A la manière de Niemeyer qui s’imposait une explication rationnelle pour tous ses projets, mais qui n’oubliait pas que le dessin aussi devait guider la réflexion et y insuffler une sensibilité, Campo Baeza se réfère à l’image du « cerveau au bout des doigts ».
Dans une approche souvent pédagogique, la pensée d'Alberto Campo Baeza se focalise sur les fondamentaux de l'architecture qui sont traités comme autant de thèmes dans ses différents projets.

Lumière / temps
Sine luce, nulla architectura est 
Matière première de l'architecture, la lumière est un leitmotiv de l'architecture de Campo Baeza, le « matériau le plus luxueux à disposition de l'architecte », gratuit qui plus est. Tour à tour directe, translucide ou zénithale, elle répond toujours à un objectif précis et est littéralement sculptée afin de faire vivre l'architecture. La lumière agit également comme révélateur du passage du temps et l'émotion architecturale survient justement lorsque ce temps se suspend au travers du prisme architectural. Il suffit par ailleurs d'observer attentivement ses différents projets et de relever cette manière si particulière qu'ils ont de capter et de rendre la lumière pour comprendre son importance dans son architecture.
Le miracle de l'architecture lorsque la lumière fait vibrer l'élément architectonique.

Structure
La structure scande l'espace, lui donne corps et en établit l'ordre à tel point que l'on peut parler de "structure de la structure".
La rigueur structurelle confère rythme et gravité et un sens "classique" dans la perception spatiale, de même que la musique possède un tempo et un rythme propre qui conditionne sa perception.

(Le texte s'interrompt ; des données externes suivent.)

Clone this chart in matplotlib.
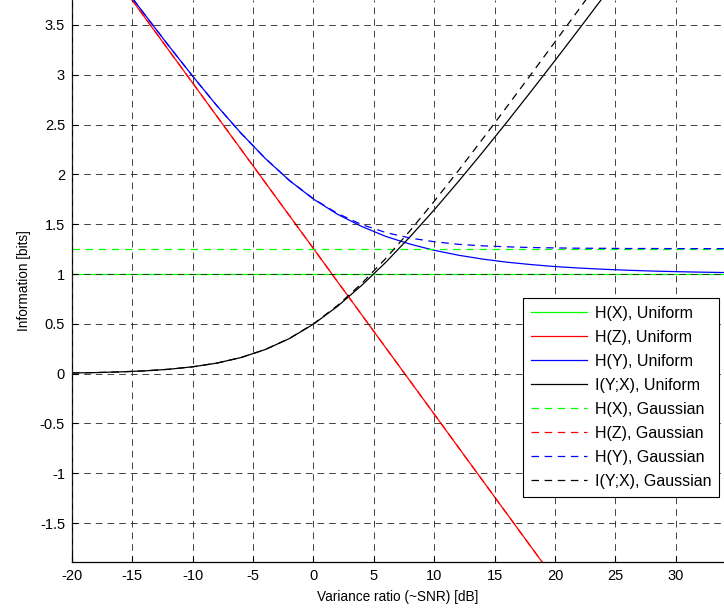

Rapport au site / Plateforme horizontale
Chaque site, chaque environnement génère des solutions et une approche architecturale particulière. L'on peut ainsi distinguer plusieurs typologies dans l'œuvre de Campo Baeza, notamment dans ses projets résidentiels. Ses maisons introverties, à hauts murs d'enceinte répondent à un environnement urbain ou à une volonté de recréer un écrin de sérénité, à l'écart du tumulte extérieur.  Les paysages dégagés et ouverts sont les sujets d'une réflexion sur la ligne d'horizon et la plateforme. Théorisés par de nombreux maîtres du mouvement moderne, notamment Jorn Utzon, la plateforme à hauteur de l'œil humain constitue la ligne de départ de toute proportion et permet une mise en scène de l'architecture face à l'immensité et la beauté du paysage. Campo Baeza utilise ce mécanisme dans de nombreuses maisons, ses dernières réalisations étant les plus radicales avec une plateforme effleurant la topographie, véritable podium de contemplation, et abritant les différents espaces au niveau inférieur.

Mémoire
La superficialité d'une certaine architecture contemporaine et son formalisme faussement artistique tendent à effacer toute émotion architecturale et à détacher l'œuvre de son contexte et de son histoire. Pour autant, la mémoire ne doit pas être considérée comme une entrave à la création artistique mais plutôt comme un vivier de matière intellectuelle et sensible. L'architecte se doit de préserver sa capacité d'innovation et de développer sa sensibilité personnelle mais il lui incombe également d'ancrer son imagination sur le socle de la mémoire.

Enseignement
Lors de sa conférence, Campo Baeza a grandement insisté sur l'importance de l'enseignement et de la recherche en architecture. L'enseignement nourrit la réflexion et contribue au détachement nécessaire tout en permettant de revivifier sa capacité créative. Il s'agit également d'une sorte de devoir du partage qui est récompensé en retour par l'échange et le foisonnement des idées. Après plus de 25 ans d'enseignement dans les plus prestigieuses institutions, Campo Baeza affirme continuer à apprendre de ses étudiants.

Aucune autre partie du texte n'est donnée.